Controller mothers: These mothers are the ones who have decided to learn through submiting others; these moms try to be the perfect housewives, the best neighbors, presidents of the student commitee and clearly, exceptional mothers; nevertheless, your mother does this because your grandmother didn’t stop telling her that she had to be the best in everything and that mistakes were unacceptable; this impedes your mother to release control over the situations and over people, in order to be recognized and applauded; mothers who call you at least once a day to remind you they worry about you, but unconsciously it’s to satisfy their need to control everything around them, including you.

Narcisist mothers: These mothers who are always right above all things, with the justification that she’s your mother and she knows more than you; hence, you must listen to her; mothers with a narcisism that forbids freedom to their children because these mothers fall in a condemnatory judgment against the others actions and qualify them as wrong, because the only universal truth is the one she has on her hands, and of course, that’s the attitude you’re possibly repeating or maybe you look for people who are the same as her.

Absent mothers: These mothers are absent from home and from their children’s lives, generating breakable bonds with them; these mothers who don’t know how to listen because they live pending of other matters except the affective needs of their children, justifying their absence with the argument that they want a better future for their kids; of course, that generated deep abandonment wounds in you, those you have covered with food or possibly you’ve looked for people who share the same pattern you have of feeling like you don’t have anyone.

Overprotective mothers: The mothers who feel that their children can’t do anything by themselves and need to be protected from the difficulties in life; mothers that want to avoid any kind of suffering to their children, mothers that don’t assume the growth of their children and until today still treat them as if they were babies, hence, these moms forbid their children to cry and express their emotions and in the future that provoked in you to look for substances as alcohol or drugs to express what your mother prevented you to feel joined to a huge insecurity to live.

Chauvinist mothers: These mothers who impede to look at themselves because they were more worried about your father’s welfare; mothers who want to teach you how to cook so you can make wonderful meals to your future husband and in that way you can make him happy, these moms orient their daughters to choose activities that are only for girls because other jobs are too difficult to manage, these moms advice you to always keep a clean house with the excuse that only women can leave a flawless home; these mothers guide their daughters to be always beatiful so they can be attractive for a man; and that made you look for partners to whom you can show how good of a candidate you are and how worthy you are.  

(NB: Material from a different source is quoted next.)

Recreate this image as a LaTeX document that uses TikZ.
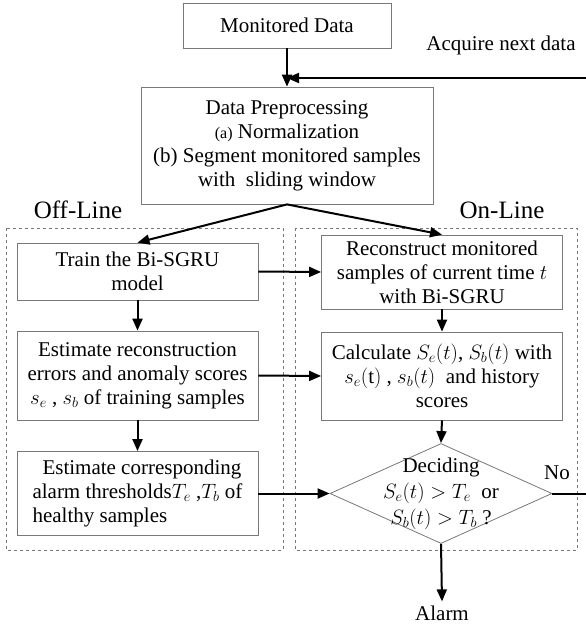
\documentclass[tikz,border=0pt]{standalone}
\usepackage{amsmath,amssymb}
\usepackage{fontspec}
\setmainfont{Liberation Serif}
\usetikzlibrary{arrows,calc,shapes}
\usetikzlibrary{arrows.meta}
\usepackage{xcolor}
\definecolor{boxgray}{RGB}{120,120,120}

\begin{document}
\begin{tikzpicture}
        [   x = 1pt
        ,   y = -1pt
        ,   every node/.style =
            {   font = \fontsize{21}{24}\selectfont
            ,   inner sep = 0pt
            }
        ,   box/.style =
            {   draw = boxgray
            ,   line width = 0.8pt
            ,   align = center
            ,   minimum width = 241pt
            ,   minimum height = #1
            }
        ,   arr/.style =
            {   -{Triangle[length=12pt,width=10pt]}
            ,   line width = 2pt
            }
        ,   frame/.style =
            {   draw = boxgray
            ,   dashed
            ,   line width = 0.8pt
            }
        ,   label/.style =
            {   inner sep = 4pt
            }
        ]
        \useasboundingbox (0,0) rectangle (586,629);

        % off-line and on-line parts
        \draw[frame] (6,228) rectangle (283,550);
        \draw[frame] (295,228) rectangle (577,550);
        \node[label, font=\fontsize{25}{28}\selectfont] (offline) at (78,210) {Off-Line};
        \node[label, font=\fontsize{25}{28}\selectfont] (online) at (502,210) {On-Line};

        \node[box=45pt, minimum width=208pt] (mon) at (287,25.5) {Monitored Data};
        \node[box=117pt, minimum width=292pt] (pre) at (287,145.5)
            {Data Preprocessing\\
             {\fontsize{16}{24}\selectfont (a)} Normalization\\
             (b) Segment monitored samples\\
             with \ sliding window};

        \node[box=57pt] (train) at (137.5,271.5) {Train the Bi-SGRU\\model};
        \node[box=89pt] (estrec) at (137.5,375.5)
            {Estimate reconstruction\\
             errors and anomaly scores\\
             $s_e$ , $s_b$ of training samples};
        \node[box=84pt, align=left] (estcor) at (137.5,493.5)
            {\hspace*{10pt}Estimate corresponding\\
             alarm thresholds$T_e$ ,$T_b$ of\\
             healthy samples};

        \node[box=74pt] (recon) at (442,272)
            {Reconstruct monitored\\
             samples of current time $t$\\
             with Bi-SGRU};
        \node[box=88pt] (calc) at (442,376)
            {Calculate $S_e(t)$, $S_b(t)$ with\\
             $s_e(\mathrm{t})$ , $s_b(t)$ \ and history\\
             scores};
        \node[draw=boxgray, line width=0.8pt, shape=diamond,
              minimum width=222pt, minimum height=100pt] (dec) at (441,493.5) {};
        \node[align=center, font=\fontsize{21}{26}\selectfont] (dectext) at (dec)
            {Deciding\\
             $S_e(t) > T_e$ \ or\\
             $S_b(t) > T_b$ ?};

        \node[label] (acqtext) at (501,45) {Acquire next data};
        \node[label] (notext) at (557,473) {No};
        \node[label] (alarm) at (442,613) {Alarm};
        \coordinate (acq) at (586,78);
        \coordinate (noend) at (586,493.5);

        % connectors
        \draw[arr] (mon.south) -- (pre.north);
        \draw[arr] (acq) -- (acq -| mon.south);
        \draw[arr] (pre.south) -- (train.north);
        \draw[arr] (pre.south) -- (recon.north);
        \draw[arr] (train.south) -- (estrec.north);
        \draw[arr] (estrec.south) -- (estcor.north);
        \draw[arr] (recon.south) -- (calc.north);
        \draw[arr] (calc.south) -- (dec.north);
        \draw[arr] (train.east) -- (recon.west);
        \draw[arr] (estrec.east) -- (calc.west);
        \draw[arr] (estcor.east) -- (dec.west);
        \draw[line width=2pt] (dec.east) -- (noend);
        \draw[arr] (dec.south) -- (alarm.north);
\end{tikzpicture}
\end{document}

Critical mothers: These are mothers who think everything you do, say and feel is wrong and the way they show their critic is through mockery; that made you an introverted adult who doesn’t allow to express herself for fear to be mocked by others, a woman who experiments life through bullying and social rejectment.

Abusive mothers: These mothers who choose to raise their children through beating and insults as a justification of a good parenting, making their children believe that it’s for their benefit; these mothers who raise through physical, psychological and emotional pain creating terror environments, and that, have made you look for environments with the same violent pattern where you adopt the abused victim role who lives trapped in the hands of the perfect agressor.

If you realize all these mothers have something in common, all of them are violent in their own way, because these moms didn’t allow you to feel nor express yourself, they blamed you about everything so you could feel guilty of the effects and that made you the guilty but no the responsible. They controlled you with the justification that she knew more than you and all those educative molds, have impeded you to feel free of living.  

In the Latin American culture the role of the mother is crucial because we see her as the universe of our life; nonetheless, the pattern of dependency towards our mother happens in all cultures; what I want to tell you with all of this, is that I find amazing that you love your mother, but love her from a side of freedom, understanding that she’s as a human as you are and maybe she was wrong in many ways, among them, the unconscious teachings and beliefs she inherited you.

Please honor your mother by observing her; observe what do you have of her; don’t admire her because uncounsciously you’ll see her as an unreachable woman; neither judge her because she did it the best she could, knew and understood according to her programs; don’t blame her qualifying her as a good or bad mom, because I can assure you she was your best teacher because she taught you those patterns that it was time for you to transcend; don’t criticize her because she chose to learn in a painful way and she didn’t do self-awareness that she was taking you by her hand while she was learning; so it’s better if you can thank your mother that the fact of giving you life it’s more than enough because thanks that you are here, that story won’t never be repeated again, and that, will take you to relate with her and others through healthy bonds and will allow to build yourself from a much better place, the one, you really deserve.